On the positives of a parenting life without Google…

Perry definitely saw the freedom of pre-Google parenting as a definite advantage in many ways. “Personally, I think it’s easier if you stop worrying about what the neighbors and Google thinks.” For Perry, that job came down to staying true to a parenting mission statement: “Teach him (or her) that actions have consequences, risks have rewards, efforts have payoff, love is greater than hate, and that doing the right thing is not always doing the easy thing.”

Dad No. 2: Ruben

On what he did when he didn’t know something…

Ruben’s Google for anything and everything kid-related was his mom. “I would say 100 percent of the time, we went to our moms for help,” he says. “Fussiness, not eating, colored stool, or even clogged breast ducts.”

On the hardest part of pre-Google parenting… 

Ruben struggled to know what to do in the case of emergencies, like when his kid fell and bumped his head. But he also struggled with a lack of technical guidance. He didn’t know how “to properly install a car seat or how to properly clean a manual breast pump.” He also struggled with misinformation. “Every parent thinks they are experts and have theories or ways they did things. The issue is you do not know if what they do is safe.”

On the positives of a parenting life without Google…

Ruben appreciates Google, but fears that by relying too heavily on “expert advice,” today’s parents will ignore what worked for generation after generation of dads. ”Some wives’ tales are actually very effective,” he says. “I think we lose that with Google. And a bond is created between generations. My dad or my grandpa would stop me from doing something and say, ‘Hey, this is the way to drink water from a hose.’ Or my wife would get advice from my grandma on burping.” Those were bonding moments.

Dad No. 3: Mark

On what he did when he didn’t know something…

Mark used word of mouth. He relied on friends, neighbors, coworkers, or anybody who had any insight into what he was facing at the time. While this worked, there were occasional issues with that approach — such as not understanding the gravity of the issue at hand. He remembered one time where, on the referral of a trusted friend, he wound up taking his son to a specialist. The doctor had to perform a very exact injection into his son’s eye, and he had to do it perfectly or there could have been severe damage. It wasn’t until the doctor was about to prod his son’s eyeball that Mark realized how serious the situation was. Today, it would be a lot easier to research everything you need to know so you can be fully prepared for what is about to happen.

On the hardest part of pre-Google parenting…

To Mark, the hardest part of parenting back in the day was “the great unknown.” As he put it, “the kids went out early in the morning, and all you could do was hope they came back at night.” The freedom was great for kids. For parents, not so much.

On the positives of a parenting life without Google…

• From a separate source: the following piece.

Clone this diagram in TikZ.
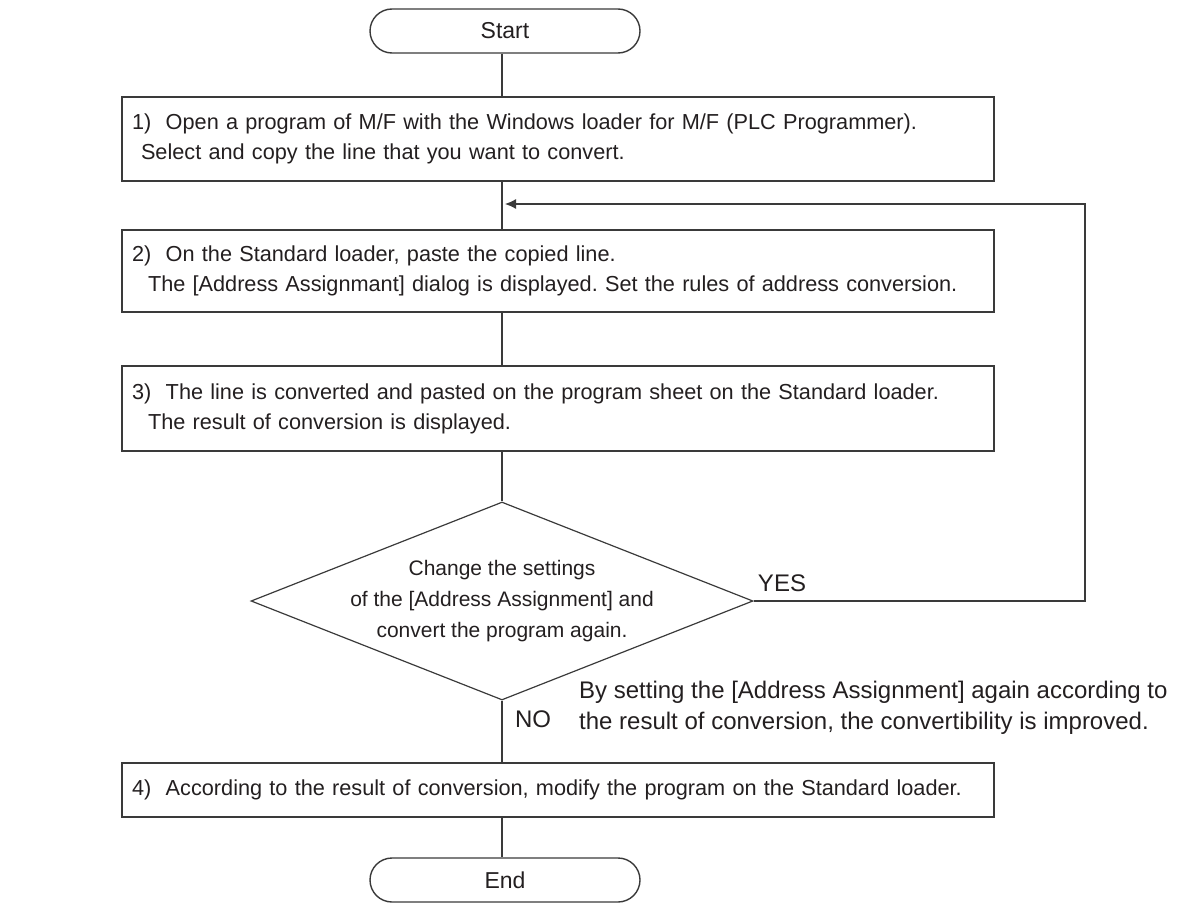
\documentclass[tikz,border=0pt]{standalone}
\usepackage{fontspec}
\setmainfont{Liberation Sans}
\usetikzlibrary{shapes.geometric,arrows.meta}
\definecolor{ink}{HTML}{231F20}
\definecolor{rule}{HTML}{3A3A3A}
\begin{document}
\frenchspacing
\begin{tikzpicture}[x=1pt,y=-1pt,
  every node/.style={text=ink,font=\fontsize{21.7}{30}\selectfont},
  terminal/.style={draw=rule,line width=1.4pt,rectangle,rounded corners=22pt,
    minimum width=270pt,minimum height=44pt,inner sep=0pt,
    font=\fontsize{23}{30}\selectfont},
  stepbox/.style={draw=rule,line width=1.4pt,rectangle,minimum width=872pt,
    text width=852pt,align=left,inner xsep=10pt,inner ysep=0pt},
  decision/.style={draw=rule,line width=1.2pt,diamond,minimum width=502pt,
    minimum height=198pt,inner sep=0pt},
  flow/.style={draw=rule,line width=1.2pt},
  tag/.style={inner sep=0pt,font=\fontsize{24}{31}\selectfont}]
  \useasboundingbox (0,0) rectangle (1184,907);

  % terminals and process steps
  \node[terminal] (start) at (505,31) {Start};
  \node[stepbox,minimum height=84pt] (b1) at (558,139)
    {1)\ \ Open a program of M/F with the Windows loader for M/F (PLC Programmer).\\
     \hspace*{9pt}Select and copy the line that you want to convert.};
  \node[stepbox,minimum height=82pt] (b2) at (558,271)
    {2)\ \ On the Standard loader, paste the copied line.\\
     \hspace*{16pt}The [Address Assignmant] dialog is displayed. Set the rules of address conversion.};
  \node[stepbox,minimum height=85pt] (b3) at (558,408.5)
    {3)\ \ The line is converted and pasted on the program sheet on the Standard loader.\\
     \hspace*{16pt}The result of conversion is displayed.};
  \node[decision] (dec) at (502,601) {};
  \node[align=center,inner sep=0pt,font=\fontsize{21}{31}\selectfont] (dectext) at (dec.center)
    {Change the settings\\ of the [Address Assignment] and\\ convert the program again.};
  \node[stepbox,minimum height=54pt] (b4) at (558,790)
    {4)\ \ According to the result of conversion, modify the program on the Standard loader.};
  \node[terminal] (end) at (505,880) {End};

  % branch labels and remark
  \node[tag] (yes) at (782,583) {YES};
  \node[tag] (no) at (533,719) {NO};
  \node[tag,anchor=west,align=left] (note) at (579,708)
    {By setting the [Address Assignment] again according to\\
     the result of conversion, the convertibility is improved.};

  % connectors along the main line
  \coordinate (loopin) at (505,204);
  \coordinate (corner) at (1085,601);
  \draw[flow] (start.south -| dec.north) -- (b1.north -| dec.north);
  \draw[flow] (b1.south -| dec.north) -- (b2.north -| dec.north);
  \draw[flow] (b2.south -| dec.north) -- (b3.north -| dec.north);
  \draw[flow] (b3.south -| dec.north) -- (dec.north);
  \draw[flow] (dec.south) -- (b4.north -| dec.south);
  \draw[flow] (b4.south -| dec.south) -- (end.north -| dec.south);
  % return path for YES
  \draw[flow,-{Latex[length=11pt,width=10pt]}] (dec.east) -- (corner) |- (loopin);
\end{tikzpicture}
\end{document}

“There was a lot less guilt before the Internet,” Mark says. Without answers to every conceivable question, dads didn’t research every minor decision they made and worry about whether they made the right choice. They simply used the tools and knowledge they had at their disposal and did the best they could. Today, Mark says, “parents tend to feel guilty or worry about everything, even though most stuff ends up being just fine in the end.” Preach.